▸ **SUPPLIED INFORMATION**:
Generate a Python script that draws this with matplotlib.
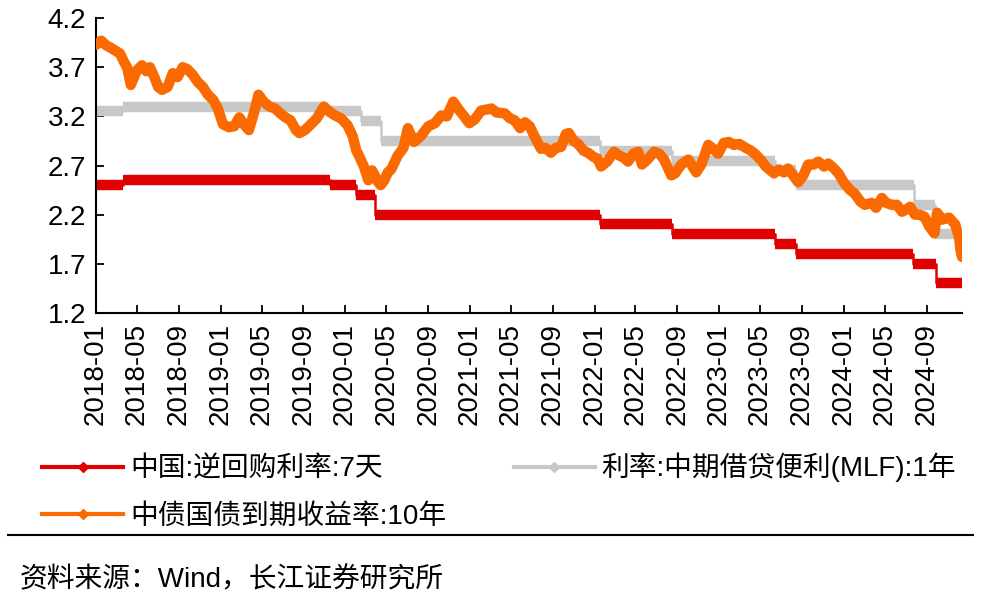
import numpy as np
import pandas as pd
import matplotlib
matplotlib.use('Agg')
import matplotlib.pyplot as plt
import matplotlib.dates as mdates
from matplotlib.lines import Line2D

# policy rates: change dates and levels (step series)
repo_dates = ['2018-01-02', '2018-03-22', '2019-11-18', '2020-02-03', '2020-03-30',
              '2022-01-17', '2022-08-15', '2023-06-13', '2023-08-15', '2024-07-22', '2024-09-27']
repo_vals = [2.50, 2.55, 2.50, 2.40, 2.20, 2.10, 2.00, 1.90, 1.80, 1.70, 1.50]

mlf_dates = ['2018-01-02', '2018-03-22', '2019-11-05', '2020-02-17', '2020-04-15',
             '2022-01-17', '2022-08-15', '2023-06-15', '2023-08-15', '2024-07-25', '2024-09-25']
mlf_vals = [3.25, 3.30, 3.25, 3.15, 2.95, 2.85, 2.75, 2.65, 2.50, 2.30, 2.00]

end_date = '2024-12-13'

# 10y government bond yield
bond_dates = [
    '2018-01-02', '2018-01-16', '2018-02-01', '2018-02-12', '2018-02-26', '2018-03-12', '2018-03-26',
    '2018-04-02', '2018-04-13', '2018-04-20', '2018-05-01', '2018-05-16', '2018-05-28', '2018-06-08',
    '2018-06-22', '2018-07-02', '2018-07-13', '2018-07-30', '2018-08-14', '2018-08-28', '2018-09-12',
    '2018-09-26', '2018-10-12', '2018-10-26', '2018-11-10', '2018-11-25', '2018-12-10', '2018-12-24',
    '2019-01-08', '2019-01-25', '2019-02-10', '2019-02-25', '2019-03-10', '2019-03-25', '2019-04-10',
    '2019-04-22', '2019-05-10', '2019-05-25', '2019-06-10', '2019-06-25', '2019-07-10', '2019-07-25',
    '2019-08-10', '2019-08-20', '2019-09-05', '2019-09-20', '2019-10-10', '2019-10-31', '2019-11-15',
    '2019-12-02', '2019-12-20', '2020-01-08', '2020-01-23', '2020-02-03', '2020-02-12', '2020-02-25',
    '2020-03-09', '2020-03-20', '2020-04-07', '2020-04-14', '2020-04-25', '2020-05-05', '2020-05-15',
    '2020-06-03', '2020-06-20', '2020-07-03', '2020-07-21', '2020-08-10', '2020-09-01', '2020-09-20',
    '2020-10-09', '2020-10-25', '2020-11-13', '2020-12-01', '2020-12-15', '2020-12-30', '2021-01-15',
    '2021-02-03', '2021-02-20', '2021-03-05', '2021-03-20', '2021-04-13', '2021-04-28', '2021-05-12',
    '2021-05-28', '2021-06-11', '2021-06-25', '2021-07-10', '2021-07-28', '2021-08-10', '2021-08-26',
    '2021-09-10', '2021-09-25', '2021-10-09', '2021-10-18', '2021-11-01', '2021-11-14', '2021-11-30',
    '2021-12-13', '2021-12-28', '2022-01-10', '2022-01-20', '2022-02-07', '2022-02-27', '2022-03-15',
    '2022-03-28', '2022-04-09', '2022-04-25', '2022-05-09', '2022-05-20', '2022-06-05', '2022-06-25',
    '2022-07-10', '2022-07-24', '2022-08-14', '2022-08-25', '2022-09-12', '2022-10-03', '2022-10-26',
    '2022-11-10', '2022-11-30', '2022-12-15', '2022-12-29', '2023-01-15', '2023-01-30', '2023-02-13',
    '2023-03-01', '2023-03-20', '2023-04-05', '2023-04-19', '2023-05-05', '2023-05-18', '2023-06-11',
    '2023-06-25', '2023-07-10', '2023-07-22', '2023-08-21', '2023-09-05', '2023-09-19', '2023-10-05',
    '2023-10-19', '2023-11-05', '2023-11-17', '2023-12-01', '2023-12-17', '2024-01-03', '2024-01-20',
    '2024-02-01', '2024-02-20', '2024-03-03', '2024-03-23', '2024-04-05', '2024-04-22', '2024-05-05',
    '2024-05-21', '2024-06-05', '2024-06-20', '2024-07-01', '2024-07-14', '2024-07-28', '2024-08-10',
    '2024-08-25', '2024-09-08', '2024-09-23', '2024-10-01', '2024-10-16', '2024-11-05', '2024-11-23',
    '2024-12-05', '2024-12-08', '2024-12-13']
bond_vals = [
    3.93, 3.97, 3.92, 3.90, 3.87, 3.84, 3.74,
    3.70, 3.52, 3.58, 3.67, 3.72, 3.66, 3.70,
    3.59, 3.50, 3.47, 3.50, 3.64, 3.60, 3.70,
    3.68, 3.62, 3.55, 3.50, 3.42, 3.37, 3.28,
    3.12, 3.09, 3.10, 3.19, 3.12, 3.06, 3.25,
    3.42, 3.34, 3.30, 3.28, 3.23, 3.19, 3.16,
    3.06, 3.03, 3.06, 3.11, 3.18, 3.30, 3.25,
    3.21, 3.18, 3.11, 3.00, 2.85, 2.79, 2.69,
    2.55, 2.65, 2.53, 2.50, 2.55, 2.63, 2.66,
    2.80, 2.88, 3.08, 2.94, 3.00, 3.10, 3.13,
    3.21, 3.20, 3.35, 3.26, 3.20, 3.13, 3.17,
    3.26, 3.27, 3.28, 3.24, 3.23, 3.18, 3.16,
    3.08, 3.14, 3.10, 2.99, 2.87, 2.88, 2.83,
    2.88, 2.89, 3.02, 3.03, 2.95, 2.92, 2.85,
    2.83, 2.79, 2.77, 2.69, 2.74, 2.84, 2.80,
    2.78, 2.74, 2.82, 2.84, 2.71, 2.76, 2.84,
    2.82, 2.76, 2.60, 2.62, 2.71, 2.76, 2.63,
    2.71, 2.91, 2.87, 2.82, 2.93, 2.94, 2.91,
    2.92, 2.88, 2.85, 2.81, 2.75, 2.69, 2.62,
    2.66, 2.63, 2.67, 2.53, 2.60, 2.71, 2.71,
    2.74, 2.69, 2.72, 2.68, 2.62, 2.52, 2.45,
    2.42, 2.33, 2.30, 2.32, 2.27, 2.37, 2.32,
    2.30, 2.30, 2.23, 2.25, 2.28, 2.20, 2.20,
    2.18, 2.08, 2.01, 2.22, 2.15, 2.17, 2.10,
    1.96, 1.85, 1.77]

labels = ['中国:逆回购利率:7天', '利率:中期借贷便利(MLF):1年', '中债国债到期收益率:10年']
c_red = '#E00000'
c_gray = '#C8C8C8'
c_orange = '#FA6A00'

plt.rcParams['font.family'] = ['Liberation Sans', 'Noto Sans CJK SC']
plt.rcParams['font.size'] = 20

fig = plt.figure(figsize=(9.88, 6.03), dpi=100)
ax = fig.add_axes([0.0972, 0.481, 0.8765, 0.489])

end = pd.Timestamp(end_date)


def draw_step(dates, vals, color):
    d = list(pd.to_datetime(dates))
    ends = d[1:] + [end]
    ax.plot(d + [end], vals + [vals[-1]], drawstyle='steps-post', lw=1.8, color=color, zorder=2)
    ax.hlines(vals, d, ends, colors=color, lw=7.5, zorder=2)


draw_step(repo_dates, repo_vals, c_red)
draw_step(mlf_dates, mlf_vals, c_gray)
ax.plot(pd.to_datetime(bond_dates), bond_vals, color=c_orange, lw=7.5,
        solid_joinstyle='round', solid_capstyle='round', zorder=4)

ax.set_xlim(pd.Timestamp('2018-01-01'), end)
ax.set_ylim(1.2, 4.2)
ax.set_yticks(np.arange(1.2, 4.21, 0.5))
ax.yaxis.set_major_formatter(plt.FormatStrFormatter('%.1f'))
ax.xaxis.set_major_locator(mdates.MonthLocator(bymonth=[1, 5, 9]))
ax.xaxis.set_major_formatter(mdates.DateFormatter('%Y-%m'))
ax.tick_params(axis='x', labelrotation=90)
ax.tick_params(direction='in', length=6, width=1.3, pad=7, labelsize=20)

for s in ['top', 'right']:
    ax.spines[s].set_visible(False)
for s in ['left', 'bottom']:
    ax.spines[s].set_linewidth(1.5)

h_red = Line2D([0], [0], color=c_red, lw=3, marker='D', ms=5)
h_gray = Line2D([0], [0], color=c_gray, lw=3, marker='D', ms=5)
h_orange = Line2D([0], [0], color=c_orange, lw=3, marker='D', ms=5)
ax.legend([h_red, h_orange, h_gray], [labels[0], labels[2], labels[1]], ncol=2,
          loc='upper left', bbox_to_anchor=(0.043, 0.249), bbox_transform=fig.transFigure,
          frameon=False, handlelength=2.9, handletextpad=0.25, columnspacing=2.45,
          labelspacing=0.78, borderpad=0, borderaxespad=0, fontsize=20)

fig.add_artist(Line2D([0.008, 0.985], [0.1128, 0.1128], color='black', lw=1.5,
                      transform=fig.transFigure))
fig.text(0.02, 0.038, '资料来源：Wind，长江证券研究所', va='center', ha='left', fontsize=20)

fig.savefig('out.png', dpi=100)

▸ **BRIEF**:
Repeat only the lines from the beginning of the material through the line containing "end_date = '2024-12-13'", both ends kept, leaving pictures out.

▸ **FINISHED EXERCISE**:
Generate a Python script that draws this with matplotlib.
import numpy as np
import pandas as pd
import matplotlib
matplotlib.use('Agg')
import matplotlib.pyplot as plt
import matplotlib.dates as mdates
from matplotlib.lines import Line2D

# policy rates: change dates and levels (step series)
repo_dates = ['2018-01-02', '2018-03-22', '2019-11-18', '2020-02-03', '2020-03-30',
              '2022-01-17', '2022-08-15', '2023-06-13', '2023-08-15', '2024-07-22', '2024-09-27']
repo_vals = [2.50, 2.55, 2.50, 2.40, 2.20, 2.10, 2.00, 1.90, 1.80, 1.70, 1.50]

mlf_dates = ['2018-01-02', '2018-03-22', '2019-11-05', '2020-02-17', '2020-04-15',
             '2022-01-17', '2022-08-15', '2023-06-15', '2023-08-15', '2024-07-25', '2024-09-25']
mlf_vals = [3.25, 3.30, 3.25, 3.15, 2.95, 2.85, 2.75, 2.65, 2.50, 2.30, 2.00]

end_date = '2024-12-13'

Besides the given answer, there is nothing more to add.